>> Begin DATASET EXCERPT
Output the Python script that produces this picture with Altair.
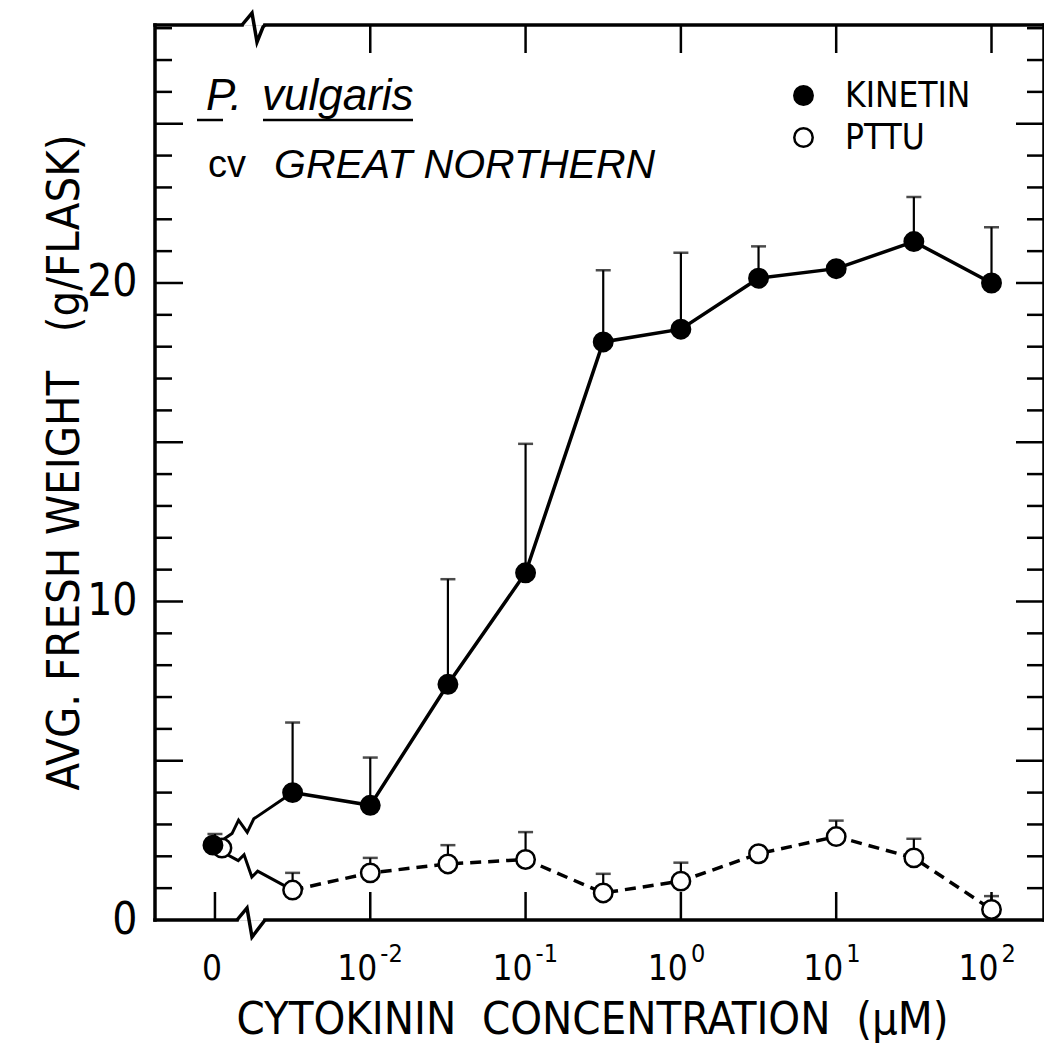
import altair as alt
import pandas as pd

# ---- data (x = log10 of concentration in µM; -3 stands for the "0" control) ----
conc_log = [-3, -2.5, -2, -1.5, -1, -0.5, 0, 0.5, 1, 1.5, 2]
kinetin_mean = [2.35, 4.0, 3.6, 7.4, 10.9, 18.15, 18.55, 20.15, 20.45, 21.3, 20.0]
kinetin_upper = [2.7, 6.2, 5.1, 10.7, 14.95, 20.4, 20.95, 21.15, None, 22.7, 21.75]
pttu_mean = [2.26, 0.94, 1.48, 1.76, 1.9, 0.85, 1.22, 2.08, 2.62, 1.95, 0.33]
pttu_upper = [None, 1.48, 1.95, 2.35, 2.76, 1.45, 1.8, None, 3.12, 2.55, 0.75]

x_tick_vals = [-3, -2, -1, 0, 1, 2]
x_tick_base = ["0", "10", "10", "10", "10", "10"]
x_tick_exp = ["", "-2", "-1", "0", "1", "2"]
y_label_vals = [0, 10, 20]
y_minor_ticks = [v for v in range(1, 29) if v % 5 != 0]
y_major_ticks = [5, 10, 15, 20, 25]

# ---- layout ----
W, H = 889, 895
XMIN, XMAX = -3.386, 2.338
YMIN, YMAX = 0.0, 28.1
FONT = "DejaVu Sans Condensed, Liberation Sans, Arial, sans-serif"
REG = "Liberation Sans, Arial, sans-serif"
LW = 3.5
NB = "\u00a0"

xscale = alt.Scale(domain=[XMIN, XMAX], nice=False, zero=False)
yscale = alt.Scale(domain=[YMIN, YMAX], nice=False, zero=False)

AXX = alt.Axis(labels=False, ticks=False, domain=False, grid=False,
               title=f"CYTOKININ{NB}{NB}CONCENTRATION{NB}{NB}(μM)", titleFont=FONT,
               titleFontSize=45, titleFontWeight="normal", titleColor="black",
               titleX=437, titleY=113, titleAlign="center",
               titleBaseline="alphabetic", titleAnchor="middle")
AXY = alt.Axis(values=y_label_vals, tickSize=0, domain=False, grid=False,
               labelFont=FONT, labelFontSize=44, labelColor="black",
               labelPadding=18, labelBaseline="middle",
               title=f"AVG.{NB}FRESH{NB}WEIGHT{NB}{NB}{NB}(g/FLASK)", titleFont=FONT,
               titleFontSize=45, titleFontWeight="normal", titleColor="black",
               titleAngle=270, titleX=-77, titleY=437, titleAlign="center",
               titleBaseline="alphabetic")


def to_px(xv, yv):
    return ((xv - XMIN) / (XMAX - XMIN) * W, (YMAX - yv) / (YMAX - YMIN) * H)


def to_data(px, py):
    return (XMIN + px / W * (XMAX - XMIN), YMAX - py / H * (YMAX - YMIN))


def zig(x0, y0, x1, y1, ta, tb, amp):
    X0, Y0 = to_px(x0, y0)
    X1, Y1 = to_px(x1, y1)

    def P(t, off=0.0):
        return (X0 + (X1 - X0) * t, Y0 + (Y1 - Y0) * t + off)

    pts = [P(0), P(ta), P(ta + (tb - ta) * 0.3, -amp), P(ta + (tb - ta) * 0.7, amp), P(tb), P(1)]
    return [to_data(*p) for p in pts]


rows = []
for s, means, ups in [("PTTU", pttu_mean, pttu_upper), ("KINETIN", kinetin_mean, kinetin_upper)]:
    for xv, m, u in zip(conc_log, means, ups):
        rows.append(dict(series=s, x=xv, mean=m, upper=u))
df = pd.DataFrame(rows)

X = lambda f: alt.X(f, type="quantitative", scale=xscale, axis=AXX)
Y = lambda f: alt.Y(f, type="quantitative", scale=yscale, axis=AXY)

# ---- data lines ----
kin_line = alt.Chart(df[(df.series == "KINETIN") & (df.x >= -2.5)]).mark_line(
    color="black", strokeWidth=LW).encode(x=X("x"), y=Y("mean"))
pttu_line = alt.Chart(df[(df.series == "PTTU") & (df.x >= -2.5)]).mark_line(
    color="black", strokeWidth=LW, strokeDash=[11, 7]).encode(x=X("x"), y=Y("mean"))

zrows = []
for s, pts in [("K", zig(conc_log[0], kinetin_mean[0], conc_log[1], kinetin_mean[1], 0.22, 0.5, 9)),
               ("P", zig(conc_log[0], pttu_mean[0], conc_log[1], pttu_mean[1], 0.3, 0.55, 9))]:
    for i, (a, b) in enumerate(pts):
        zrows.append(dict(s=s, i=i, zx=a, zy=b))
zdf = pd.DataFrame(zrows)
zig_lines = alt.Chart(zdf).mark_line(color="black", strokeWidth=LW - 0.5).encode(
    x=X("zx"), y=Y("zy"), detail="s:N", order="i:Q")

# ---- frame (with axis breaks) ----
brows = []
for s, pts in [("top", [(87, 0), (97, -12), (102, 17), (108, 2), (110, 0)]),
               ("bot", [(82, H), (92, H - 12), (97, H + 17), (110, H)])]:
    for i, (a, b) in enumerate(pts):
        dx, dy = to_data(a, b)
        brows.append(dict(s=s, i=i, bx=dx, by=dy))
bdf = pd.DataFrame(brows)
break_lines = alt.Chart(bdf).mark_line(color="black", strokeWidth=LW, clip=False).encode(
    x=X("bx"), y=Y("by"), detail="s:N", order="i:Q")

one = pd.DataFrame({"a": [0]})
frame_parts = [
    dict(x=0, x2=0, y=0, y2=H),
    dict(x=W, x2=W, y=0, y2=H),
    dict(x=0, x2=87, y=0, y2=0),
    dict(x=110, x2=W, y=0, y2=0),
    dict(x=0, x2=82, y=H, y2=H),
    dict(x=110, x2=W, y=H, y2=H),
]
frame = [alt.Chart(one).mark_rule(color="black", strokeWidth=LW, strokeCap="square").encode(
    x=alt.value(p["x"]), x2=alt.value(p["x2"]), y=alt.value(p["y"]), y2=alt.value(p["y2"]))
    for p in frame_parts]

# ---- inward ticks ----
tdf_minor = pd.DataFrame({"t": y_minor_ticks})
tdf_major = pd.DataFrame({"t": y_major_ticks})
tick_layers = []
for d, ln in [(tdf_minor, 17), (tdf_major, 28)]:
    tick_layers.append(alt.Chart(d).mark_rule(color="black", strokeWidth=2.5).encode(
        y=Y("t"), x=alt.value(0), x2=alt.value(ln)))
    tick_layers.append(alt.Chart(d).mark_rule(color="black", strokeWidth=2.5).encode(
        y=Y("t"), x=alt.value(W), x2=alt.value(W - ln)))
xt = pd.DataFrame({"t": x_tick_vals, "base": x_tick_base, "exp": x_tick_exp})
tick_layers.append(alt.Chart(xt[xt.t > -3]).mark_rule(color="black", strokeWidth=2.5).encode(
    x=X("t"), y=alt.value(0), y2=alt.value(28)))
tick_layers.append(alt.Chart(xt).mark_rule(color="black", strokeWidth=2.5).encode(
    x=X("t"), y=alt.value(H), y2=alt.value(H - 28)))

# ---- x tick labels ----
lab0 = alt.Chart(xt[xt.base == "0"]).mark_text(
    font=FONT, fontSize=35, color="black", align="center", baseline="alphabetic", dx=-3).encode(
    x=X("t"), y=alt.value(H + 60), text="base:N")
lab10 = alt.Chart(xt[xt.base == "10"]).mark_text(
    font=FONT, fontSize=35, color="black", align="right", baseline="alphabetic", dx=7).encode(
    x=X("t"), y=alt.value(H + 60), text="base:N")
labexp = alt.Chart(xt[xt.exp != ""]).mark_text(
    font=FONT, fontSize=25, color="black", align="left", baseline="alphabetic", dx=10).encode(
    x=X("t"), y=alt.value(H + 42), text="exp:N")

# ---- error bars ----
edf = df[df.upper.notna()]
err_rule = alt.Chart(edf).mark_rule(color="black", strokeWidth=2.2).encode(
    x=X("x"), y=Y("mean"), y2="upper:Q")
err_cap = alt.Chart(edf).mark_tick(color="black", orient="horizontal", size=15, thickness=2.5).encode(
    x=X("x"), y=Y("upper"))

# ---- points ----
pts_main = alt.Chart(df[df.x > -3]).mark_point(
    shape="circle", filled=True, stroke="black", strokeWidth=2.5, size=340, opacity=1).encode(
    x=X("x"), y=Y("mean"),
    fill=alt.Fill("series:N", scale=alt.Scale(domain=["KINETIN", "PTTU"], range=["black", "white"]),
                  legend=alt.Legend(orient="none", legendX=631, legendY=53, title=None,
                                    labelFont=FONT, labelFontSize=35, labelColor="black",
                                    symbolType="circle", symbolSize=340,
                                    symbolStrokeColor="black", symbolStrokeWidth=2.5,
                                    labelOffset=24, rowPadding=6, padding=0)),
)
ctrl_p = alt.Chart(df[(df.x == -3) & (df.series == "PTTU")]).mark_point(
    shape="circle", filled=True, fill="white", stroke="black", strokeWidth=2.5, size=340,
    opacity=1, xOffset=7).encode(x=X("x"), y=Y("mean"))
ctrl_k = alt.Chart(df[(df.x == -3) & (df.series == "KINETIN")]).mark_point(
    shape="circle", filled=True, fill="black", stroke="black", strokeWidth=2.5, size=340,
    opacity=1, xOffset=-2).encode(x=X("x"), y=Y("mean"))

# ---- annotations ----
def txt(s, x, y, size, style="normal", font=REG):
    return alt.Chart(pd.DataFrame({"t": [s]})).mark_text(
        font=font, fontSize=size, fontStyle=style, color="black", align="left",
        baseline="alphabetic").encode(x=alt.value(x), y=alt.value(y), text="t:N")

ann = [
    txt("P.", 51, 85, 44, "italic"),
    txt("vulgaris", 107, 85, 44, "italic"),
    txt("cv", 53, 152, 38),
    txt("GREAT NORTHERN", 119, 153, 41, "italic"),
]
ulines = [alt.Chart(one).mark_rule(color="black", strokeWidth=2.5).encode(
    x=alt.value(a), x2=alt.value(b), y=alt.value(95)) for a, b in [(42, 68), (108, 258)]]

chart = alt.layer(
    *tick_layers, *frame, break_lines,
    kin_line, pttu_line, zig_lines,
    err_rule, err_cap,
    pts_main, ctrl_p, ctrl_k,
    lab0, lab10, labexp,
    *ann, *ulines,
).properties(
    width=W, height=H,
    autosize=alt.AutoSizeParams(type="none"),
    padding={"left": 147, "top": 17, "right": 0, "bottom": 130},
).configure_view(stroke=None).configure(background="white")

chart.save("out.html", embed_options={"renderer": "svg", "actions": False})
>> End DATASET EXCERPT
### REQUIREMENT
Write only the number of lines in the data above that include "with".

### RESULT OF THE TASK
2